Früherer US-Notenbankchef Paul Volcker ist tot

Paul Volcker ging als der Mann in die Geschichte ein, der die Inflation besiegte. Dafür trieb er die Zinsen Anfang der Achtzigerjahre auf mehr als 20 Prozent. Nun ist der frühere Notenbankchef im Alter von 92 Jahren gestorben.

Paul Volcker ist tot. Wie amerikanische Medien unter Berufung auf Volckers Tochter berichten, starb der frühere Chef der US-Notenbank Federal Reserve (Fed) am Sonntag. Er soll an Prostatakrebs erkrankt gewesen sein.

Volcker ist vor allem als Kämpfer gegen die Inflation bekannt geworden. Als er im Jahr 1979 ins Amt kam, war die Finanzwelt eine völlig andere als heute. Um bis zu 13 Prozent pro Jahr stiegen die Verbraucherpreise - zugleich dümpelte die Wirtschaft nur langsam wachsend vor sich hin. US-Präsident Jimmy Carter musste eine Lösung finden - und ernannte Volcker zum neuen Fed-Chef.

Volcker zeigte sich von Beginn an entschlossen, das Problem zu bekämpfen. "Wir wollten den Inflationsdrachen erlegen", erzählte er laut "New York Times" später rückblickend.

Das Ziel des Notenbankers war es, die Erwartungen der amerikanischen Verbraucher zu brechen. Sie sollten nicht mehr davon ausgehen, dass Preise und Löhne in immer schnellerem Tempo stiegen.

Die Fed verknappte unter seiner Ägide radikal das Geldangebot in der Wirtschaft - was dazu führte, dass die Banken die Zinsen drastisch erhöhten. Die sogenannte Prime Rate, die Banken für Kredite an ihre besten Kunden verlangen, stieg in der Spitze auf 21,5 Prozent.

"Er war so stur wie er lang war"

Die Schocktherapie wirkte: Bis zum Jahr 1983 fiel die Inflationsrate auf unter vier Prozent. Doch die Nebenwirkungen waren schwerwiegend: Weil die Verbraucher sich mit Käufen zurückhielten und keine Immobilienkredite mehr aufnahmen, rutschte die US-Wirtschaft in die Rezession.

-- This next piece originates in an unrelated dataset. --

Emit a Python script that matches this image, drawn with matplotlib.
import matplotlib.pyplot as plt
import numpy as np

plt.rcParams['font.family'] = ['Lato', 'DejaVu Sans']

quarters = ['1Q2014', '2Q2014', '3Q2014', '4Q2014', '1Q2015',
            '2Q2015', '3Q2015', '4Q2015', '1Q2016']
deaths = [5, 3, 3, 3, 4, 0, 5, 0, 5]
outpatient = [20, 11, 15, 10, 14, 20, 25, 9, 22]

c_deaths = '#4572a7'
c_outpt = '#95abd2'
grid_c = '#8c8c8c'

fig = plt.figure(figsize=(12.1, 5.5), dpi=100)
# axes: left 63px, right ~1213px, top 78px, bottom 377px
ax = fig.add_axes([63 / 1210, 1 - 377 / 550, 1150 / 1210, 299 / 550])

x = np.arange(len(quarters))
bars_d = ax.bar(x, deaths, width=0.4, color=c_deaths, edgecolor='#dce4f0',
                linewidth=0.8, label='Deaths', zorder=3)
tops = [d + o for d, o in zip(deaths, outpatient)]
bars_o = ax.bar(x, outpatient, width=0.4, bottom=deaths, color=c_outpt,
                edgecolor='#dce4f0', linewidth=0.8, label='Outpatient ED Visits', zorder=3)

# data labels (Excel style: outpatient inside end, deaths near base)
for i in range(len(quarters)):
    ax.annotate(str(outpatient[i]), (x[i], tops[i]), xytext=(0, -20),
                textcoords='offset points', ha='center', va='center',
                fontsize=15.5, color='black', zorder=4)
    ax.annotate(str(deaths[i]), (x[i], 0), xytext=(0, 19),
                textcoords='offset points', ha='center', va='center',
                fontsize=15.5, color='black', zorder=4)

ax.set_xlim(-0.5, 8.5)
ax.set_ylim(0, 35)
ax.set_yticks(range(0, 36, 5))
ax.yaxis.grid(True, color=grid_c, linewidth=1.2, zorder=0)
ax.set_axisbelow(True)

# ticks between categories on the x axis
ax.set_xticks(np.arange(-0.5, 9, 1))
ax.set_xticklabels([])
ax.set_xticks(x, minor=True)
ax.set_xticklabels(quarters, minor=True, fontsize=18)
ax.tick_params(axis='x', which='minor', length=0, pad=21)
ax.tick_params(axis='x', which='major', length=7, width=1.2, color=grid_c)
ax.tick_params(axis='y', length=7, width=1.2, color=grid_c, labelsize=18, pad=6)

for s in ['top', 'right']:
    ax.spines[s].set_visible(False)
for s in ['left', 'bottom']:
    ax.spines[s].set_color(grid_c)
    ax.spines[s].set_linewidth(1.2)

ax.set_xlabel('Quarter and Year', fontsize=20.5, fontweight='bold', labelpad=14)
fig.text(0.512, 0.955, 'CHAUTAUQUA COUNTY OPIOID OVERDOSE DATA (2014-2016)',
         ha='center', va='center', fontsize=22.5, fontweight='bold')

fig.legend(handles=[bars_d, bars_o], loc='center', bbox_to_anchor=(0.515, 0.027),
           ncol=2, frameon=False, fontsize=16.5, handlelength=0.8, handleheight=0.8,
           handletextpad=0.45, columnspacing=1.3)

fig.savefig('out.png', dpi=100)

Wütende Bauunternehmer schickten als Zeichen ihres Protests Kanthölzer an die Fed-Zentrale in Washington. Vor dem Gebäude demonstrierten Bauern mit ihren Traktoren. Immer mehr Menschen wurden arbeitslos.

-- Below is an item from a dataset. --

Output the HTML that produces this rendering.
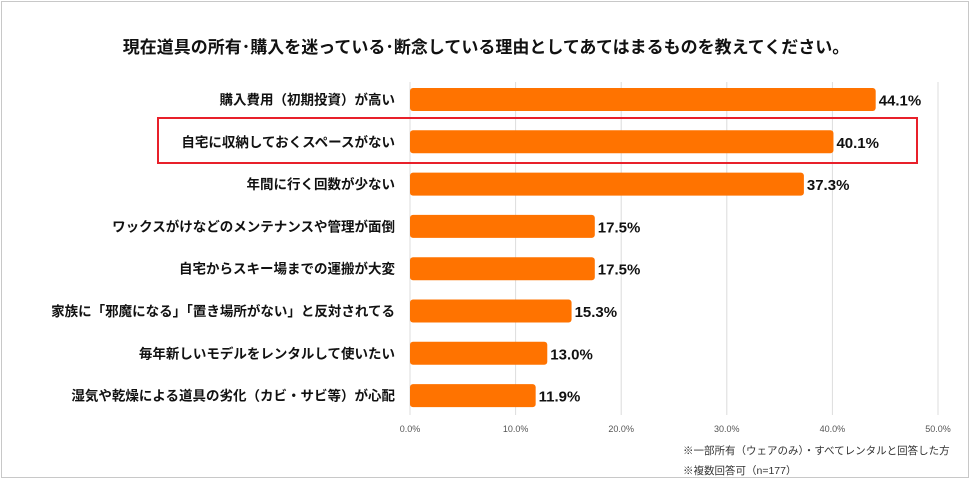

Auch Präsident Carter verlor seinen Job unter anderem wegen der sich verschlechternden wirtschaftlichen Lage. Trotzdem hielt er zu seinem 2,01 Meter großen Notenbanker. "Paul war so stur wie er lang war", zitiert ihn die "New York Times" am Montag, "und obwohl einige seiner Entscheidungen als Fed-Chef politisch kostspielig waren, waren sie dennoch richtig."

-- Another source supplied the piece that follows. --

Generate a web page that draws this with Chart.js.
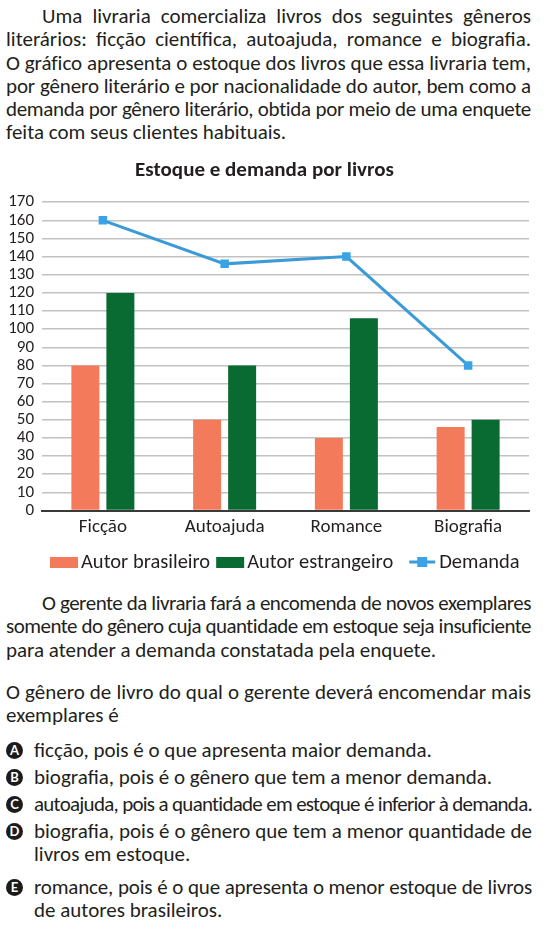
<!DOCTYPE html>
<html><head><meta charset="utf-8">
<script src="https://cdn.jsdelivr.net/npm/chart.js@4.4.0/dist/chart.umd.min.js"></script>
<style>
body{margin:0;width:549px;height:930px;background:#fff;font-family:Carlito,Lato,"Noto Sans",sans-serif;color:#231f20;position:relative;overflow:hidden}
.blk{position:absolute;left:6px;width:525px;font-size:21px;line-height:23.3px}
.l{text-align:justify;text-align-last:justify;white-space:nowrap}
.e{text-align:left;white-space:nowrap}
.ind{padding-left:36px}
#cw{position:absolute;left:0;top:155px;width:549px;height:425px}
.opt{position:absolute;left:6px;width:526px;font-size:21px;line-height:23.3px}
.ic{position:absolute;left:0;top:3px;width:17px;height:17px;border-radius:50%;background:#1b1b1b;color:#fff;font:bold 13px/17px Lato,sans-serif;text-align:center}
.ot{margin-left:28px}
</style></head>
<body>
<div class="blk" style="top:5px">
<div class="l ind">Uma livraria comercializa livros dos seguintes gêneros</div>
<div class="l">literários: ficção científica, autoajuda, romance e biografia.</div>
<div class="l">O gráfico apresenta o estoque dos livros que essa livraria tem,</div>
<div class="l">por gênero literário e por nacionalidade do autor, bem como a</div>
<div class="l">demanda por gênero literário, obtida por meio de uma enquete</div>
<div class="e">feita com seus clientes habituais.</div>
</div>
<div id="cw"><canvas id="c"></canvas></div>
<div class="blk" style="top:592px">
<div class="l ind">O gerente da livraria fará a encomenda de novos exemplares</div>
<div class="l">somente do gênero cuja quantidade em estoque seja insuficiente</div>
<div class="e">para atender a demanda constatada pela enquete.</div>
</div>
<div class="blk" style="top:681px">
<div class="l">O gênero de livro do qual o gerente deverá encomendar mais</div>
<div class="e">exemplares é</div>
</div>
<div class="opt" style="top:739px"><span class="ic">A</span><div class="ot e">ficção, pois é o que apresenta maior demanda.</div></div>
<div class="opt" style="top:766px"><span class="ic">B</span><div class="ot e">biografia, pois é o gênero que tem a menor demanda.</div></div>
<div class="opt" style="top:793px"><span class="ic">C</span><div class="ot l">autoajuda, pois a quantidade em estoque é inferior à demanda.</div></div>
<div class="opt" style="top:820px"><span class="ic">D</span><div class="ot"><div class="l">biografia, pois é o gênero que tem a menor quantidade de</div><div class="e">livros em estoque.</div></div></div>
<div class="opt" style="top:876px"><span class="ic">E</span><div class="ot"><div class="l">romance, pois é o que apresenta o menor estoque de livros</div><div class="e">de autores brasileiros.</div></div></div>
<script>
const categories = ['Ficção', 'Autoajuda', 'Romance', 'Biografia'];
const autorBrasileiro = [80, 50, 40, 46];
const autorEstrangeiro = [120, 80, 106, 50];
const demanda = [160, 136, 140, 80];
const seriesNames = ['Autor brasileiro', 'Autor estrangeiro', 'Demanda'];
const chartTitle = 'Estoque e demanda por livros';
const yMin = 0, yMax = 170, yStep = 10;

// fit each text line into its box (text is narrower in the original typeface)
document.querySelectorAll('.l, .e').forEach(el => {
  const txt = el.textContent;
  el.innerHTML = '<span>' + txt + '</span>';
  const cs = getComputedStyle(el);
  const avail = el.clientWidth - parseFloat(cs.paddingLeft) - parseFloat(cs.paddingRight);
  const prevA = el.style.textAlign, prevL = el.style.textAlignLast;
  el.style.textAlign = 'left'; el.style.textAlignLast = 'left';
  const w = el.firstChild.getBoundingClientRect().width;
  el.style.textAlign = prevA; el.style.textAlignLast = prevL;
  if (w > avail - 1) {
    el.style.letterSpacing = (-(w - avail + 2) / txt.length) + 'px';
  }
});

const FONT = 'Carlito, Lato, "Noto Sans", sans-serif';
const ORANGE = '#F47A5C', GREEN = '#0A6B32', BLUE = '#3B9AD8', BLUEM = '#3AA3E6';

const legendPlugin = {
  id: 'customLegend',
  afterDraw(chart) {
    const ctx = chart.ctx;
    const y = 407;
    ctx.save();
    ctx.font = '20.5px ' + FONT;
    ctx.textBaseline = 'middle';
    ctx.fillStyle = '#231f20';
    let x = 50;
    const ds = chart.data.datasets;
    ds.forEach((d, i) => {
      if (d.type === 'line') {
        x += 10;
        ctx.strokeStyle = d.borderColor;
        ctx.lineWidth = 3;
        ctx.beginPath(); ctx.moveTo(x, y); ctx.lineTo(x + 26, y); ctx.stroke();
        ctx.fillStyle = d.pointBackgroundColor;
        ctx.fillRect(x + 8, y - 5, 10, 10);
        x += 30;
      } else {
        ctx.fillStyle = d.backgroundColor;
        ctx.fillRect(x, y - 5, 28, 11);
        x += 31;
      }
      ctx.fillStyle = '#231f20';
      ctx.fillText(d.label, x, y + 1);
      x += ctx.measureText(d.label).width + 6;
    });
    ctx.restore();
  }
};

new Chart(document.getElementById('c'), {
  type: 'bar',
  data: {
    labels: categories,
    datasets: [
      { label: seriesNames[0], data: autorBrasileiro, backgroundColor: ORANGE, order: 2,
        categoryPercentage: 0.575, barPercentage: 0.8 },
      { label: seriesNames[1], data: autorEstrangeiro, backgroundColor: GREEN, order: 2,
        categoryPercentage: 0.575, barPercentage: 0.8 },
      { label: seriesNames[2], data: demanda, type: 'line', order: 0,
        borderColor: BLUE, borderWidth: 3, pointStyle: 'rect', pointRadius: 6,
        pointBackgroundColor: BLUEM, pointBorderColor: BLUEM, pointBorderWidth: 0, tension: 0 }
    ]
  },
  options: {
    responsive: true, maintainAspectRatio: false, animation: false,
    layout: { padding: { top: 0, right: 20, bottom: 39.5, left: 0 } },
    plugins: {
      legend: { display: false },
      tooltip: { enabled: false },
      title: { display: true, text: chartTitle, color: '#231f20',
        font: { family: FONT, size: 21, weight: 'bold' }, padding: { top: 3, bottom: 19 } }
    },
    scales: {
      x: {
        grid: { display: false, drawTicks: false },
        border: { display: true, color: '#3a3a3a', width: 2 },
        ticks: { color: '#231f20', font: { family: FONT, size: 19 }, padding: 5 },
        afterFit(s) { s.height = 30; }
      },
      y: {
        min: yMin, max: yMax,
        grid: { color: '#c2c2c2', lineWidth: 1.5, drawTicks: false },
        border: { display: false },
        ticks: { stepSize: yStep, autoSkip: false, color: '#231f20', font: { family: FONT, size: 17 }, padding: 8 },
        afterFit(s) { s.width = 42; }
      }
    }
  },
  plugins: [legendPlugin]
});
</script>
</body></html>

1983 wurde Volcker von Carters Nachfolger Ronald Reagan für eine zweite Amtszeit an der Spitze der Fed nominiert. Vier Jahre später trat er dann aus persönlichen Gründen zurück - und wurde von Alan Greenspan abgelöst, der in den Neunzigerjahren mit sehr niedrigen Zinsen eine völlig andere geldpolitische Linie verfolgte.

Privat galt Volcker als extrem sparsam. Er kaufte seine Zigarren im Supermarkt und war für seine schlecht sitzenden Anzüge bekannt. Als Fed-Chef lebte er in einem Mietshaus, in dem ansonsten vor allem Studenten wohnten.

Auch nach seinem Ausscheiden aus der Fed blieb Volcker einflussreich. Als Antwort auf die schwere Finanzkrise der Jahre 2007 und 2008 entwarf er im Auftrag von Präsident Barack Obama die nach ihm benannte Volcker-Regel, durch die Eigenhandelsaktivitäten der Banken im Interesse eines stabileren Finanzsystems eingeschränkt werden.

Paul Volcker wurde 92 Jahre alt. Er hinterlässt eine Frau und zwei Kinder.